Mullins Marksmanship: In the first three games of the year, the starting guard shot just 3-of-11 from distance, leading me to remark after PVAMU that either he or Powell was going to have to pick it up, because you just can’t two starting guards who are that unproductive. Well, they’ve both picked it up, but Mullins has taken it to another level: He’s 14-of-19 from three-point range over the past two games. That’s obviously an unsustainable rate, but it’s another one of those things that makes you think, OK, maybe there’s something here? If he’s somewhere between 3-of-11 and 14-of-19 and that somewhere ends up being north of 40%, that’s a pretty massive development for the offense.
It’s worth noting that some of the shots that Mullins has taken over the past few games have been of the heat check variety, and he just keeps making them. That won’t continue. But most of his attempts have been wide open looks within the flow of the offense — it’s all over the entire highlight package, but this particular possession is borderline pornographic:
When this team’s ball movement is humming, they are very difficult to contend with. Consider:
Sharing the Sugar
|Prairie View A&M||0.89||40.7||42.9|
Now, there can definitely be a chicken/egg element to assist percentage, since you can make a good pass and not have it paid off with a make. But after watching this team for five games, I think these numbers are pretty representative of the fluidity of the offense in each of these contests.
Which begs the question: Are the high assist rates numbers something that are in the Cougs’ control? In other words, are these sexy passing games more about the Cougs or about opportunities presented by opponents’ scheme and talent?
I absolutely believe the baseline level of passing skill on the roster has increased this season, particularly with regards to Powell, who is so good at manipulating defenses.
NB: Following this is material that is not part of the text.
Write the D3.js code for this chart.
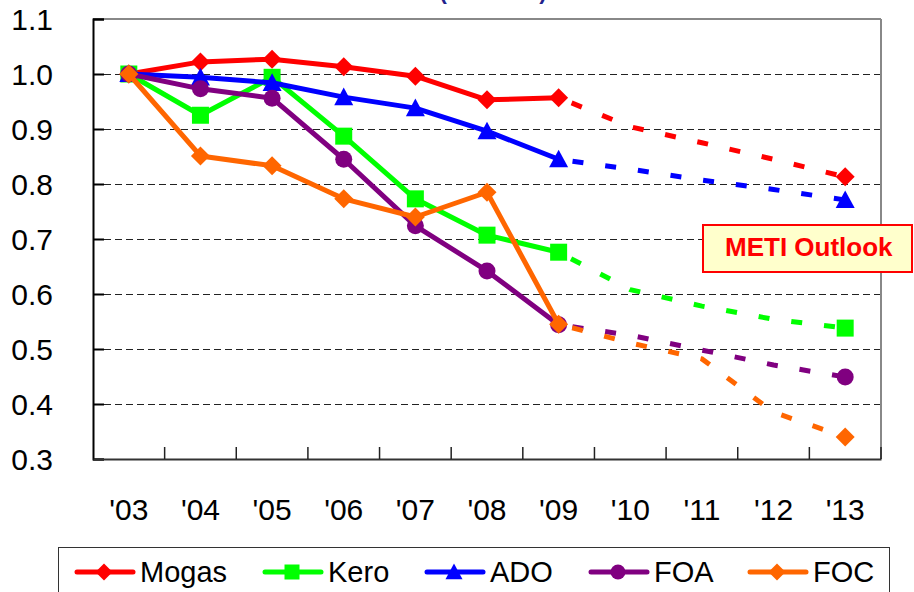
<!DOCTYPE html>
<html>
<head>
<meta charset="utf-8">
<script src="https://cdn.jsdelivr.net/npm/d3@7"></script>
<style>
  html, body { margin: 0; padding: 0; background: #fff; }
  svg { display: block; font-family: "Liberation Sans", Arial, sans-serif; }
</style>
</head>
<body>
<svg id="chart" width="914" height="592"></svg>
<script>
// ---- data ----
const categories = ["'03", "'04", "'05", "'06", "'07", "'08", "'09", "'10", "'11", "'12", "'13"];
const actualYears = ["'03", "'04", "'05", "'06", "'07", "'08", "'09"];
const outlookYears = ["'09", "'10", "'11", "'12", "'13"];
const seriesNames = ["Mogas", "Kero", "ADO", "FOA", "FOC"];
const mogasActual = [1.0, 1.022, 1.027, 1.013, 0.996, 0.953, 0.957];
const keroActual  = [1.0, 0.925, 0.994, 0.887, 0.773, 0.707, 0.676];
const adoActual   = [1.0, 0.994, 0.984, 0.958, 0.938, 0.896, 0.845];
const foaActual   = [1.0, 0.973, 0.956, 0.845, 0.724, 0.642, 0.544];
const focActual   = [1.0, 0.851, 0.833, 0.773, 0.740, 0.785, 0.545];
const mogasOutlook = [0.957, 0.904, 0.875, 0.845, 0.813];
const keroOutlook  = [0.676, 0.608, 0.578, 0.554, 0.538];
const adoOutlook   = [0.845, 0.827, 0.807, 0.790, 0.771];
const foaOutlook   = [0.544, 0.525, 0.498, 0.471, 0.449];
const focOutlook   = [0.545, 0.511, 0.482, 0.385, 0.340];
const yTicks = [0.3, 0.4, 0.5, 0.6, 0.7, 0.8, 0.9, 1.0, 1.1];
const titleText = "(2003=1.0)";
const noteText = "METI Outlook";

// ---- styles ----
const colors = ["#FF0000", "#00FF00", "#0000FF", "#800080", "#FF6600"];
const shapes = ["diamond", "square", "triangle", "circle", "diamond"];
const actual = [mogasActual, keroActual, adoActual, foaActual, focActual];
const outlook = [mogasOutlook, keroOutlook, adoOutlook, foaOutlook, focOutlook];

const svg = d3.select("#chart");
const L = 93, R = 881, T = 19, B = 459;

const x = d3.scaleBand().domain(categories).range([L, R]).padding(0);
const cx = c => x(c) + x.bandwidth() / 2;
const y = d3.scaleLinear().domain([0.3, 1.1]).range([B, T]);

function markerPath(shape, s) {
  if (shape === "diamond") return `M0,${-s}L${s},0L0,${s}L${-s},0Z`;
  if (shape === "square") return `M${-s},${-s}H${s}V${s}H${-s}Z`;
  if (shape === "triangle") return `M0,${-s}L${s},${s*0.85}L${-s},${s*0.85}Z`;
  return d3.arc()({innerRadius: 0, outerRadius: s, startAngle: 0, endAngle: 2 * Math.PI});
}
const markerSize = {diamond: 9.5, square: 8.5, triangle: 9.5, circle: 8.5};

// title (mostly above the visible area, as in the reference)
svg.append("text").attr("x", 493).attr("y", -1.5).attr("text-anchor", "middle")
  .attr("font-size", 22).attr("font-weight", "bold").attr("fill", "#22228C").text(titleText);

// gridlines
svg.append("g").selectAll("line").data(yTicks.filter(v => v > 0.35 && v < 1.05)).join("line")
  .attr("x1", L).attr("x2", R)
  .attr("y1", d => Math.round(y(d)) + 0.5).attr("y2", d => Math.round(y(d)) + 0.5)
  .attr("stroke", "#222").attr("stroke-width", 1).attr("stroke-dasharray", "7,4");

// frame
svg.append("line").attr("x1", L).attr("x2", R).attr("y1", T).attr("y2", T).attr("stroke", "#888").attr("stroke-width", 2);
svg.append("line").attr("x1", R).attr("x2", R).attr("y1", T).attr("y2", B).attr("stroke", "#888").attr("stroke-width", 2);

// y axis
const yAxis = d3.axisLeft(y).tickValues(yTicks).tickSize(-11).tickPadding(40).tickFormat(d3.format(".1f"));
const gy = svg.append("g").attr("transform", `translate(${L},0)`).call(yAxis);
gy.select(".domain").attr("stroke", "#000").attr("stroke-width", 2);
gy.selectAll(".tick line").attr("stroke", "#000").attr("stroke-width", 2);
gy.selectAll(".tick text").attr("font-size", 30).attr("fill", "#000")
  .attr("font-family", "'Liberation Sans', Arial, sans-serif").attr("dy", "0.36em");

// x axis
const xAxis = d3.axisBottom(x).tickSize(0).tickPadding(0);
const gx = svg.append("g").attr("transform", `translate(0,${B})`).call(xAxis);
gx.select(".domain").attr("stroke", "#333").attr("stroke-width", 2);
gx.selectAll(".tick text").attr("font-size", 30).attr("fill", "#000").attr("y", 61).attr("dy", 0)
  .attr("font-family", "'Liberation Sans', Arial, sans-serif");
// boundary tick marks (inside)
svg.append("g").selectAll("line").data(categories.slice(1).concat(["end"])).join("line")
  .attr("x1", d => d === "end" ? R : x(d)).attr("x2", d => d === "end" ? R : x(d))
  .attr("y1", B - 12).attr("y2", B).attr("stroke", "#222").attr("stroke-width", 1.5);

// series
const line = d3.line().x(d => cx(d.c)).y(d => y(d.v)).curve(d3.curveLinear);

seriesNames.forEach((name, i) => {
  const pts = actualYears.map((c, j) => ({c, v: actual[i][j]}));
  svg.append("path").attr("d", line(pts)).attr("fill", "none").attr("stroke", colors[i])
    .attr("stroke-width", 5).attr("stroke-linejoin", "round");
  svg.append("g").selectAll("path").data(pts).join("path")
    .attr("transform", d => `translate(${cx(d.c)},${y(d.v)})`)
    .attr("d", markerPath(shapes[i], markerSize[shapes[i]])).attr("fill", colors[i]);
});
seriesNames.forEach((name, i) => {
  const pts = outlookYears.map((c, j) => ({c, v: outlook[i][j]}));
  svg.append("path").attr("d", line(pts)).attr("fill", "none").attr("stroke", colors[i])
    .attr("stroke-width", 5).attr("stroke-dasharray", "11,22").attr("stroke-dashoffset", -14);
  const last = pts[pts.length - 1];
  svg.append("path").attr("transform", `translate(${cx(last.c)},${y(last.v)})`)
    .attr("d", markerPath(shapes[i], markerSize[shapes[i]])).attr("fill", colors[i]);
});

// METI Outlook note
svg.append("rect").attr("x", 703).attr("y", 225).attr("width", 209).attr("height", 47)
  .attr("fill", "#FFFFCC").attr("stroke", "#FF0000").attr("stroke-width", 2);
svg.append("text").attr("x", 725).attr("y", 256).attr("font-size", 26).attr("font-weight", "bold")
  .attr("fill", "#FF0000").text(noteText);

// legend
svg.append("rect").attr("x", 58.5).attr("y", 547.5).attr("width", 831).attr("height", 60)
  .attr("fill", "#fff").attr("stroke", "#333").attr("stroke-width", 1);
const legendX = [77, 265, 427, 591, 750];
const ly = 572;
seriesNames.forEach((name, i) => {
  const g = svg.append("g").attr("transform", `translate(${legendX[i]},${ly})`);
  g.append("line").attr("x1", 0).attr("x2", 56).attr("y1", 0).attr("y2", 0)
    .attr("stroke", colors[i]).attr("stroke-width", 5).attr("stroke-linecap", "round");
  g.append("path").attr("transform", "translate(27,0)")
    .attr("d", markerPath(shapes[i], markerSize[shapes[i]] - 1)).attr("fill", colors[i]);
  g.append("text").attr("x", 63).attr("y", 10).attr("font-size", 29).attr("fill", "#000").text(name);
});
</script>
</body>
</html>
But even Gueye is improving game-by-game with his passes out of the post. Will it be able to sustain against teams with better defenses?
Maybe Boise State, whose defense is superb, is instructive in that regard. Or maybe these guys are just getting used to playing together, and it’s starting to come together.
Dominating defense: A bit of an overlooked development in the offensive explosions of the past two games has been the defense starting to resemble what we’ve gotten used to from Kyle Smith’s squads. WSU held Detroit Mercy to just 0.85 points per possession, the Titans’ second-lowest output this season. They did so by completely frustrating Davis and holding the Titans to just 37% on twos — the second consecutive opponent to shoot less than 40% inside the arc.
This was vintage WSU: Chasing shooters off the three-point line and right into the teeth of the rim protection. The Cougs registered only one block, but the Titans definitely felt the floor close in on them when they ventured toward the rim, as evidenced by their plethora of turnovers, which included seven steals for WSU. Detroit is typically pretty decent at taking care of the ball, and these Cougs haven’t been good at taking it away, but if this is a development back toward turnovers being a mainstay of the defense ... hooo boy, watch out.